* START *
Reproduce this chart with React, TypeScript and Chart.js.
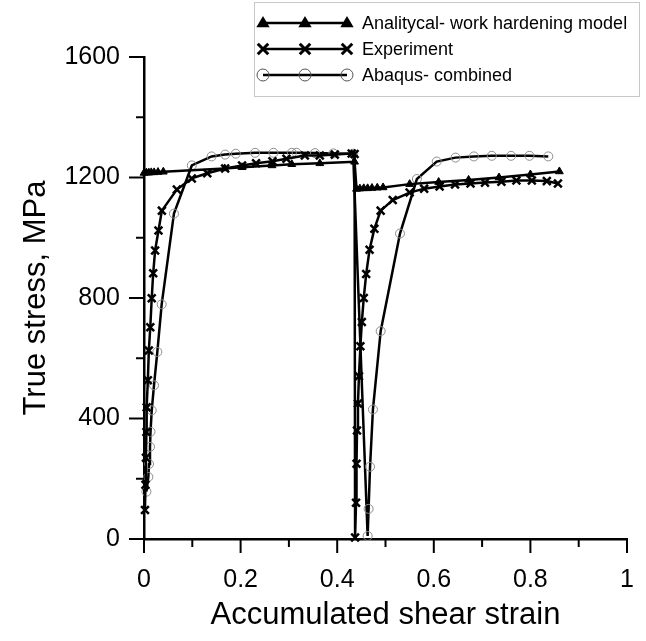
* END *
* START *
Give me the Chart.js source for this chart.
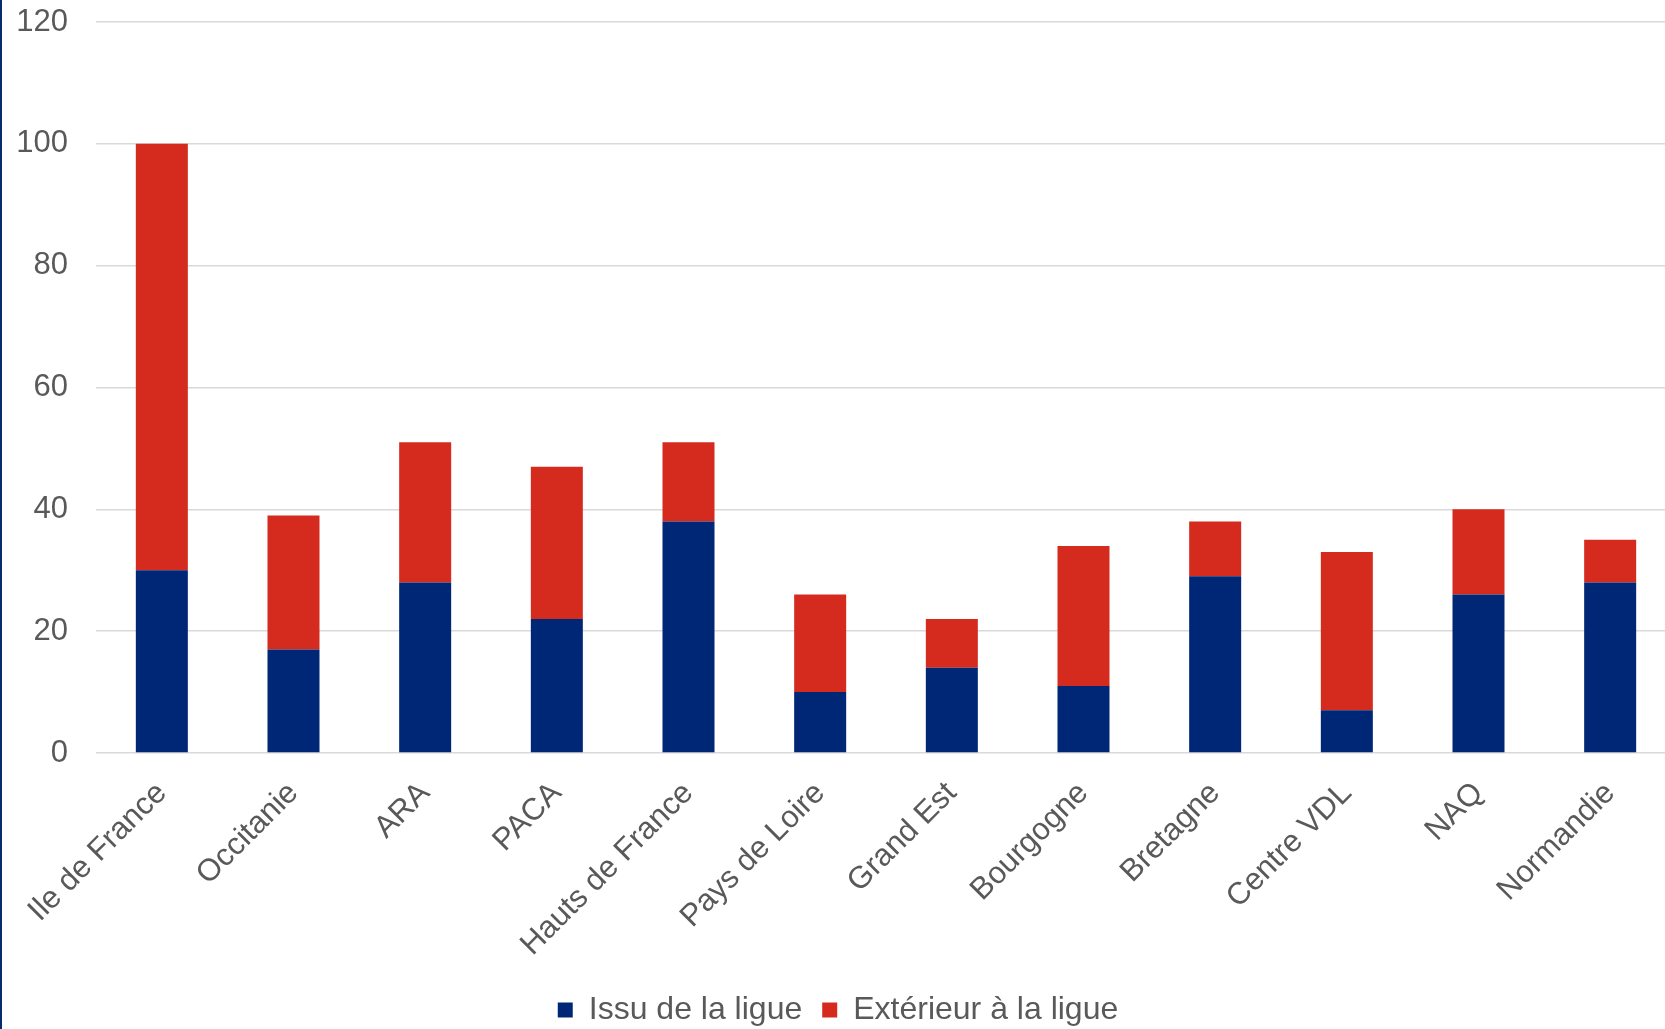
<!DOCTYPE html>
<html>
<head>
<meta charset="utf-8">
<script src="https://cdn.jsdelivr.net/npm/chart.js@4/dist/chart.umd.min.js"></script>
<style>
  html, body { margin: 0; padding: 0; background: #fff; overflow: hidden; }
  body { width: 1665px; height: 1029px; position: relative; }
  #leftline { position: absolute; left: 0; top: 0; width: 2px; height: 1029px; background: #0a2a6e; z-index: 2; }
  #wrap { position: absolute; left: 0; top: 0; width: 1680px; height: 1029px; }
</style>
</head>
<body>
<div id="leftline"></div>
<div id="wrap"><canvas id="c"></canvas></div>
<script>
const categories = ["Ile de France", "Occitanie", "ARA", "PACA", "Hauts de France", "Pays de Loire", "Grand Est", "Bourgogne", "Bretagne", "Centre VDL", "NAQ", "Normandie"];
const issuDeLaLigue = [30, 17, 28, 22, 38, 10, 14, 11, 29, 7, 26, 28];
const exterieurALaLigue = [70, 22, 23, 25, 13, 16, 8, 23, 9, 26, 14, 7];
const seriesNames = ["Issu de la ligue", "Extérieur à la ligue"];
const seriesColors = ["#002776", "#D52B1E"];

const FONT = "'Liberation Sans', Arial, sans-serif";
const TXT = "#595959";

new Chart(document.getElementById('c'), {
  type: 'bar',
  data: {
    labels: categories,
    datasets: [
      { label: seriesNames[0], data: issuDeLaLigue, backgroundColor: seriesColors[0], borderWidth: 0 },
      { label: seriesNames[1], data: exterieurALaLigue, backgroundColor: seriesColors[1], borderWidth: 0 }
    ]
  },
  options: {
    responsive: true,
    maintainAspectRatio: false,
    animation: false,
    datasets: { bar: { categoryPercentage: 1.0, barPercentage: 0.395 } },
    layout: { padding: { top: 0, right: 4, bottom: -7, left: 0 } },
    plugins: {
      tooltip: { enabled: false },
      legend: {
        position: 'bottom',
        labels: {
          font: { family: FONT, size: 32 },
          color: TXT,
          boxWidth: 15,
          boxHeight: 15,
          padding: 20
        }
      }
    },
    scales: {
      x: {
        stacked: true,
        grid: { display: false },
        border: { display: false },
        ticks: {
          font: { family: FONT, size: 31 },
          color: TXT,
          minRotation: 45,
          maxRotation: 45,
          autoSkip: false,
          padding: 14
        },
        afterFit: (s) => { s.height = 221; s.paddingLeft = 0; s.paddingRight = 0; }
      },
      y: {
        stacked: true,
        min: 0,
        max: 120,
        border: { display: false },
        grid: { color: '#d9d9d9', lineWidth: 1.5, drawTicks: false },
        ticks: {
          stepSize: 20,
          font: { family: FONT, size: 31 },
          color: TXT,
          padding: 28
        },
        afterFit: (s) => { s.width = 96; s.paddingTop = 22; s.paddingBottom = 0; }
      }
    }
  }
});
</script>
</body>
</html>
* END *
* START *
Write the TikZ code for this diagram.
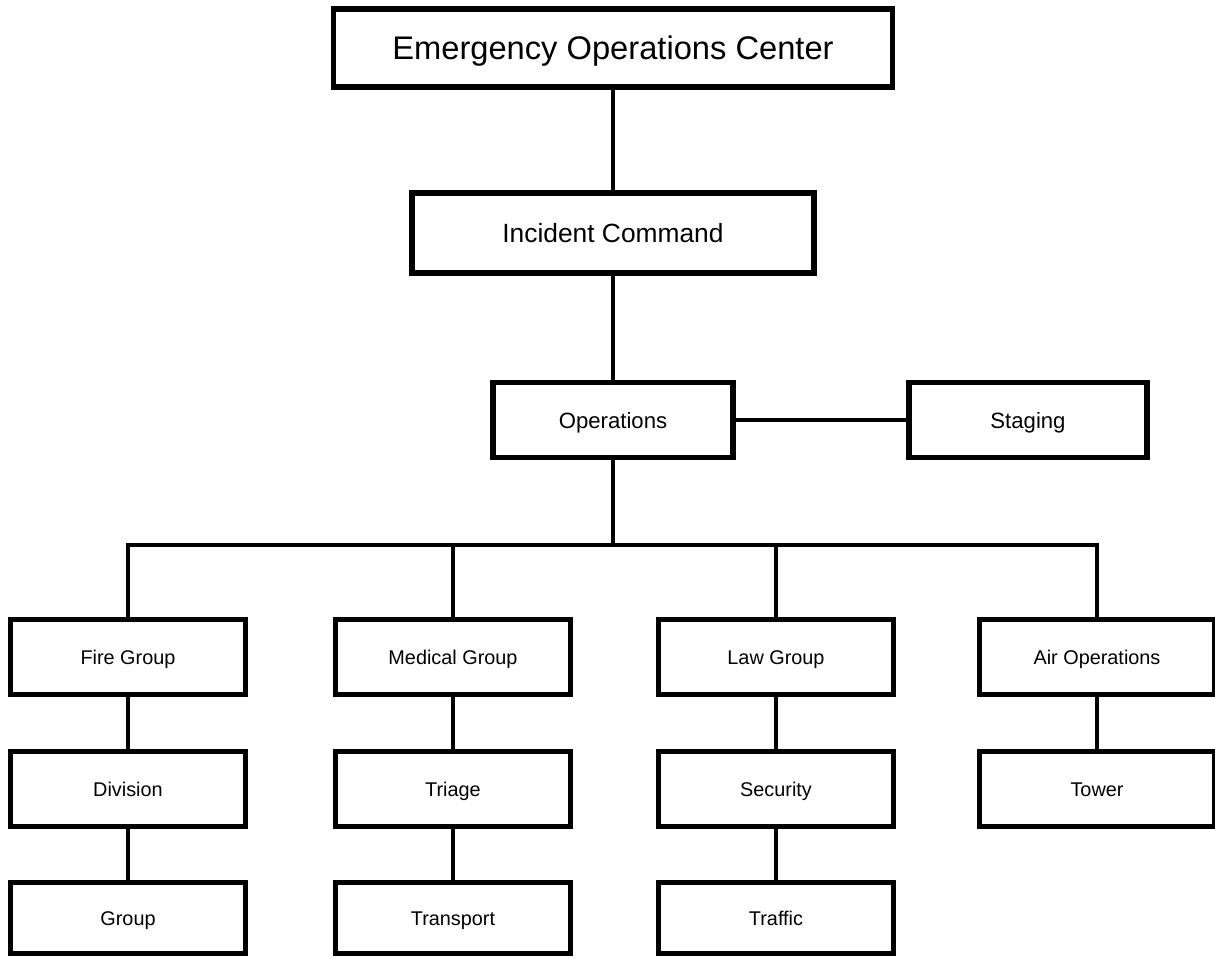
* END *
* **Required task**: Tally the lines of the preceding listing in which the word "this" appears; state nothing but the total.

* **Response**: 3